The Tirumala ghat roads are a pair of roads that connect Alipiri, a neighbourhood of Tirupati with Tirumala. The two-lane roads are tolled and stretch 18 km and 17.8 km, and are used for downward and upward traffic respectively. The roads are open for 21 hours a day and closed from 12 am to 3 am. They handle approximately 10,000 vehicles use the roads everyday, with the count higher on special and festival days. The state owned Andhra Pradesh State Road Transport Corporation (APSRTC) operates bus services from four bus stations in Tirupati to Tirumala. APSRTC and Tirumala Tirupati Devasthanams operate free buses for transit within Tirumala.

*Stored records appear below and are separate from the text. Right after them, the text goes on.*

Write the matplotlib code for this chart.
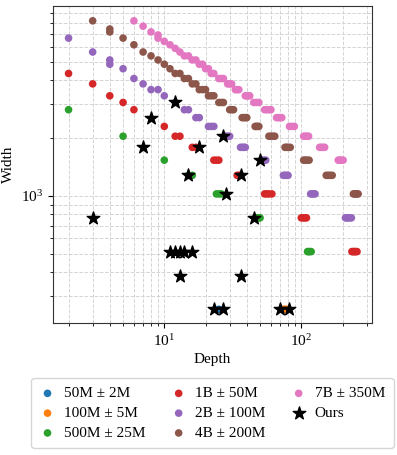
import matplotlib
matplotlib.use('Agg')
import matplotlib.pyplot as plt

plt.rcParams['font.family'] = ['Liberation Serif', 'DejaVu Serif']
plt.rcParams['mathtext.fontset'] = 'stix'
plt.rcParams['font.size'] = 11

# depth / width configurations per parameter budget
depth_50m = [25]
width_50m = [256]

depth_100m = [74, 76, 78]
width_100m = [256, 256, 256]

depth_500m = [2, 5, 10, 15, 16, 24, 25, 26, 46, 47, 48, 49, 50, 111, 113, 115, 118]
width_500m = [2816, 2048, 1536, 1280, 1280, 1024, 1024, 1024, 768, 768, 768, 768, 768,
              512, 512, 512, 512]

depth_1b = [2, 3, 4, 5, 6, 10, 12, 13, 16, 17, 23, 24, 25, 34, 35, 36, 54, 56, 58, 61,
            100, 103, 106, 109, 234, 238, 242, 246, 250, 255]
width_1b = [4352, 3840, 3328, 3072, 2816, 2304, 2048, 2048, 1792, 1792, 1536, 1536, 1536,
            1280, 1280, 1280, 1024, 1024, 1024, 1024, 768, 768, 768, 768,
            512, 512, 512, 512, 512, 512]

depth_2b = [2, 3, 4, 4, 5, 6, 7, 8, 9, 10, 12, 14, 15, 17, 18, 21, 22, 23, 28, 29, 30,
            36, 37, 38, 39, 51, 53, 55, 74, 76, 78, 80, 117, 120, 123, 126,
            210, 215, 220, 226, 232]
width_2b = [6656, 5632, 5120, 4864, 4608, 4096, 3840, 3584, 3584, 3328, 3072, 2816, 2816,
            2560, 2560, 2304, 2304, 2304, 2048, 2048, 2048, 1792, 1792, 1792, 1792,
            1536, 1536, 1536, 1280, 1280, 1280, 1280, 1024, 1024, 1024, 1024,
            768, 768, 768, 768, 768]

depth_4b = [3, 4, 4, 5, 6, 7, 8, 9, 10, 11, 12, 13, 14, 15, 16, 17, 18, 19, 20, 21, 22, 23,
            25, 26, 27, 30, 31, 32, 37, 38, 39, 40, 46, 47, 48, 49, 58, 60, 62, 64,
            76, 78, 80, 83, 104, 107, 110, 114, 152, 157, 162, 168, 240, 245, 250, 255, 260]
width_4b = [8192, 7424, 7168, 6656, 6144, 5632, 5376, 5120, 4864, 4608, 4352, 4352, 4096, 4096,
            3840, 3840, 3584, 3584, 3584, 3328, 3328, 3328, 3072, 3072, 3072,
            2816, 2816, 2816, 2560, 2560, 2560, 2560, 2304, 2304, 2304, 2304,
            2048, 2048, 2048, 2048, 1792, 1792, 1792, 1792, 1536, 1536, 1536, 1536,
            1280, 1280, 1280, 1280, 1024, 1024, 1024, 1024, 1024]

depth_7b = [6, 7, 8, 9, 9, 10, 11, 12, 13, 14, 15, 16, 17, 18, 19, 20, 21, 22, 23,
            25, 26, 27, 29, 30, 31, 33, 34, 35, 39, 40, 41, 42, 45, 47, 49, 54, 56, 58, 60,
            66, 68, 70, 72, 82, 85, 89, 104, 107, 110, 113, 136, 140, 144, 148,
            186, 191, 196, 202]
width_7b = [8192, 7680, 7168, 6912, 6656, 6400, 6144, 5888, 5632, 5376, 5376, 5120, 5120,
            4864, 4864, 4608, 4608, 4352, 4352, 4096, 4096, 4096, 3840, 3840, 3840,
            3584, 3584, 3584, 3328, 3328, 3328, 3328, 3072, 3072, 3072,
            2816, 2816, 2816, 2816, 2560, 2560, 2560, 2560, 2304, 2304, 2304,
            2048, 2048, 2048, 2048, 1792, 1792, 1792, 1792, 1536, 1536, 1536, 1536]

depth_ours = [3, 7, 8, 12, 15, 18, 27, 28, 36, 45, 50, 11, 12, 13, 14, 16, 13, 36, 23, 27, 70, 81]
width_ours = [768, 1792, 2560, 3072, 1280, 1792, 2048, 1024, 1280, 768, 1536,
              512, 512, 512, 512, 512, 384, 384, 256, 256, 256, 256]

series = [
    ('50M ± 2M', depth_50m, width_50m, 'tab:blue'),
    ('100M ± 5M', depth_100m, width_100m, 'tab:orange'),
    ('500M ± 25M', depth_500m, width_500m, 'tab:green'),
    ('1B ± 50M', depth_1b, width_1b, 'tab:red'),
    ('2B ± 100M', depth_2b, width_2b, 'tab:purple'),
    ('4B ± 200M', depth_4b, width_4b, 'tab:brown'),
    ('7B ± 350M', depth_7b, width_7b, 'tab:pink'),
]

fig = plt.figure(figsize=(3.97, 4.55), dpi=100)
ax = fig.add_axes([0.1335, 0.29, 0.8035, 0.697])

for label, d, w, c in series:
    ax.scatter(d, w, s=30, color=c, edgecolors='none', label=label, zorder=3)
ax.scatter(depth_ours, width_ours, s=90, marker='*', color='black', label='Ours', zorder=4)

ax.set_xscale('log')
ax.set_yscale('log')
ax.set_xlim(1.54, 328)
ax.set_ylim(217, 9800)
ax.grid(True, which='both', linestyle='--', color='#d4d4d4', linewidth=0.7)
ax.set_axisbelow(True)
for sp in ax.spines.values():
    sp.set_color('#333333')
ax.set_xlabel('Depth', labelpad=3)
ax.set_ylabel('Width')

ax.legend(loc='upper center', bbox_to_anchor=(0.5, -0.15), ncol=3,
          handlelength=1.0, handletextpad=0.55, columnspacing=1.7,
          labelspacing=0.4, borderpad=0.55)

fig.savefig('out.png', dpi=100)
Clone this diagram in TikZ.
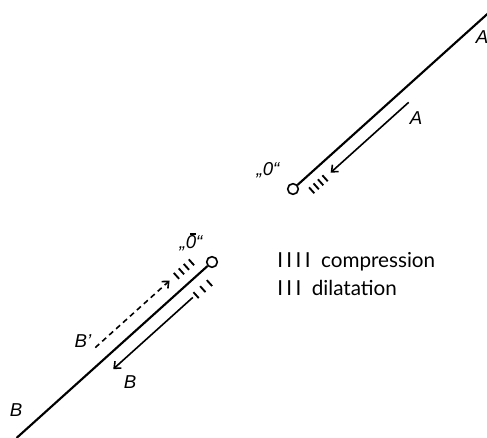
\documentclass[tikz,border=0pt]{standalone}
\usepackage{fontspec}
\setmainfont{Liberation Sans}
\newfontfamily\legendfont{Lato}
\usetikzlibrary{arrows.meta}
\begin{document}
\begin{tikzpicture}[x=0.75pt,y=-0.75pt,
  mainline/.style={line width=1.6pt},
  arr/.style={line width=1.2pt,-{Straight Barb[length=4pt,width=7pt]}},
  dasharr/.style={arr,dash pattern=on 4pt off 3pt},
  hatch/.style={line width=1.4pt},
  origin/.style={circle,draw,line width=1.2pt,minimum size=8pt,inner sep=0pt},
  lab/.style={font=\fontsize{14}{16}\selectfont\itshape,inner sep=0pt},
  leg/.style={font=\legendfont\fontsize{15.5}{18}\selectfont,inner sep=0pt,anchor=west}]
\useasboundingbox (0,0) rectangle (487,438);
% upper part
\begin{scope}[shift={(293,189)},rotate=42]
  \node[origin] (o1) at (0,0) {};
  \coordinate (e1) at (262,0);
  \coordinate (as) at (144,13);
  \coordinate (ae) at (39,13);
  \foreach \u in {13,19,25,31}{\draw[hatch] (\u,9.5) -- (\u,17.5);}
\end{scope}
\draw[mainline] (o1) -- (e1);
\draw[arr] (as) -- (ae);
% lower part
\begin{scope}[shift={(212,262)},rotate=42]
  \node[origin] (o2) at (0,0) {};
  \coordinate (e2) at (-263,0);
  \coordinate (bs) at (-38,13.5);
  \coordinate (be) at (-145,13.5);
  \coordinate (ds) at (-144,-14.5);
  \coordinate (de) at (-44,-14.5);
  \foreach \u in {-35.7,-29,-22.3,-15.5}{\draw[hatch] (\u,-17.5) -- (\u,-9.5);}
  \foreach \u in {-34,-25,-16}{\draw[hatch] (\u,10) -- (\u,18);}
\end{scope}
\draw[mainline] (o2) -- (e2);
\draw[arr] (bs) -- (be);
\draw[dasharr] (ds) -- (de);
% labels
\node[lab] (la1) at (482,37) {A};
\node[lab] (la2) at (416,118) {A};
\node[lab] (lo1) at (268,170) {„0“};
\node[lab] (lo2) at (191,242) {„0\llap{\raisebox{0.74em}{\rule{0.32em}{0.07em}}\kern0.02em}“};
\node[lab] (lbp) at (83,341) {B’};
\node[lab] (lb) at (130,382) {B};
\node[lab] (lb2) at (16,410) {B};
\node[leg] (leg1) at (277,262) {I\,I\,I\,I\hspace{0.5em}compression};
\node[leg] (leg2) at (277,288) {I\,I\,I\hspace{0.5em}dilatation};
\end{tikzpicture}
\end{document}
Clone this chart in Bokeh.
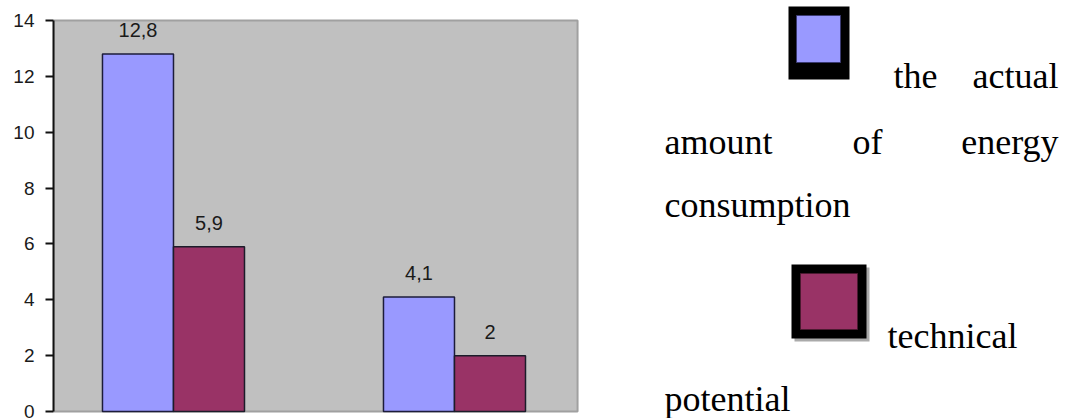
from bokeh.plotting import figure
from bokeh.models import Range1d, FixedTicker, LabelSet, Label, BoxAnnotation, ColumnDataSource
from bokeh.layouts import row
from bokeh.core.properties import value
from bokeh.embed import file_html
from bokeh.resources import INLINE

# ---- data ----
categories = ["1", "2"]
series_names = ["the actual amount of energy consumption", "technical potential"]
actual = [12.8, 4.1]
technical = [5.9, 2.0]
y_ticks = [0, 2, 4, 6, 8, 10, 12, 14]
y_min, y_max = 0, 14

def fmt(v):
    return ("%g" % v).replace(".", ",")

BLUE = "#9999ff"
RED = "#993366"
bar_w = 0.2527
idx = list(range(len(categories)))

# frame spans the full height; the plot area (0..14) maps to page y 411..20
px_per_unit = 391 / 14.0
x_lo, x_hi = -0.427, 1.438
p = figure(width=600, height=418,
           x_range=Range1d(x_lo, x_lo + 527 / 281.0),
           y_range=Range1d(y_min - 7 / px_per_unit, y_max + 20 / px_per_unit),
           x_axis_type=None, toolbar_location=None, output_backend="svg",
           background_fill_color="white", border_fill_color="white",
           min_border_left=53, min_border_right=20, min_border_top=0, min_border_bottom=0)
p.ygrid.visible = False
p.outline_line_color = None

# plot area
p.quad(left=[x_lo], right=[x_hi], bottom=[y_min], top=[y_max],
       fill_color="#c0c0c0", line_color="#a0a0a0", line_width=2)

src_a = ColumnDataSource(dict(x=[i - bar_w / 2 for i in idx], top=actual, lab=[fmt(v) for v in actual]))
src_t = ColumnDataSource(dict(x=[i + bar_w / 2 for i in idx], top=technical, lab=[fmt(v) for v in technical]))

p.vbar(x="x", top="top", width=bar_w, source=src_a, fill_color=BLUE, line_color="#1c1c3a", line_width=1.5)
p.vbar(x="x", top="top", width=bar_w, source=src_t, fill_color=RED, line_color="#1c1c2a", line_width=1.5)

for s in (src_a, src_t):
    p.add_layout(LabelSet(x="x", y="top", text="lab", source=s, y_offset=17,
                          text_align="center", text_baseline="alphabetic",
                          text_font=value("Liberation Sans"), text_font_size="20px",
                          text_color="#1a1a1a"))

ax = p.yaxis[0]
ax.ticker = FixedTicker(ticks=y_ticks)
ax.bounds = (y_min, y_max)
ax.major_label_text_font = "Liberation Sans"
ax.major_label_text_font_size = "19px"
ax.major_label_text_color = "#1a1a1a"
ax.axis_line_color = "#111111"
ax.axis_line_width = 2
ax.major_tick_line_color = "#111111"
ax.major_tick_line_width = 2
ax.major_tick_out = 8
ax.major_tick_in = 0
ax.minor_tick_out = 0
ax.minor_tick_in = 0
ax.major_label_standoff = 11

# ---- legend panel (coordinates = page pixels, x offset by 600) ----
leg = figure(width=466, height=418, x_range=Range1d(0, 466), y_range=Range1d(418, 0),
             x_axis_type=None, y_axis_type=None, toolbar_location=None, output_backend="svg",
             min_border=0, outline_line_color=None, background_fill_color="white",
             border_fill_color="white")
leg.grid.visible = False

def box(l, r, t, b, fill, line=None, lw=0):
    leg.add_layout(BoxAnnotation(left=l, right=r, top=t, bottom=b, fill_color=fill, fill_alpha=1.0,
                                 line_color=line, line_width=lw, line_alpha=1.0 if line else 0))

# blue swatch
box(188, 249, 6, 79, "black")
box(196, 240, 15, 62, BLUE, "#3a3a70", 1)
# red swatch with shadow
box(194, 269, 267, 341, "#aaaaaa")
box(191, 266, 264, 338, "black")
box(200, 257, 273, 329, RED, "#4a1a30", 1)

words1 = series_names[0].split()   # the actual amount of energy consumption
words2 = series_names[1].split()   # technical potential

lines = [
    (293, 75, words1[0], "left"),
    (458, 75, words1[1], "right"),
    (64, 141, words1[2], "left"),
    (252, 141, words1[3], "left"),
    (458, 141, words1[4], "right"),
    (64, 204, words1[5], "left"),
    (287, 335, words2[0], "left"),
    (64, 398, words2[1], "left"),
]
for x, y, t, al in lines:
    leg.add_layout(Label(x=x, y=y, text=t, text_align=al, text_baseline="alphabetic",
                         text_font="Liberation Serif", text_font_size="36px",
                         text_color="black"))

layout = row(p, leg)
open("out.html", "w").write(file_html(layout, INLINE))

There are two footpaths to Tirumala from Tirupati. Locally known as "Sopanamargas", one stretches 7.8 km and connects Alipiri with Tirumala and the other steeper path stretches 2.1 km and connects Srivarimettu with Tirumala. The devotees often travel on foot as a form of penance or offering to the god for fulfilling their vows. The paths are completely roofed.

The nearest railway station is the Tirupati Main railway station, located 26 km from Tirumala. It lies on the Gudur–Katpadi section and is part of the South Central Railway zone of the Indian Railways. The Tirupati Airport is located about 15 km from Tirumala, and has connections to major domestic destinations such as Bengaluru, Chennai, Delhi, and Hyderabad.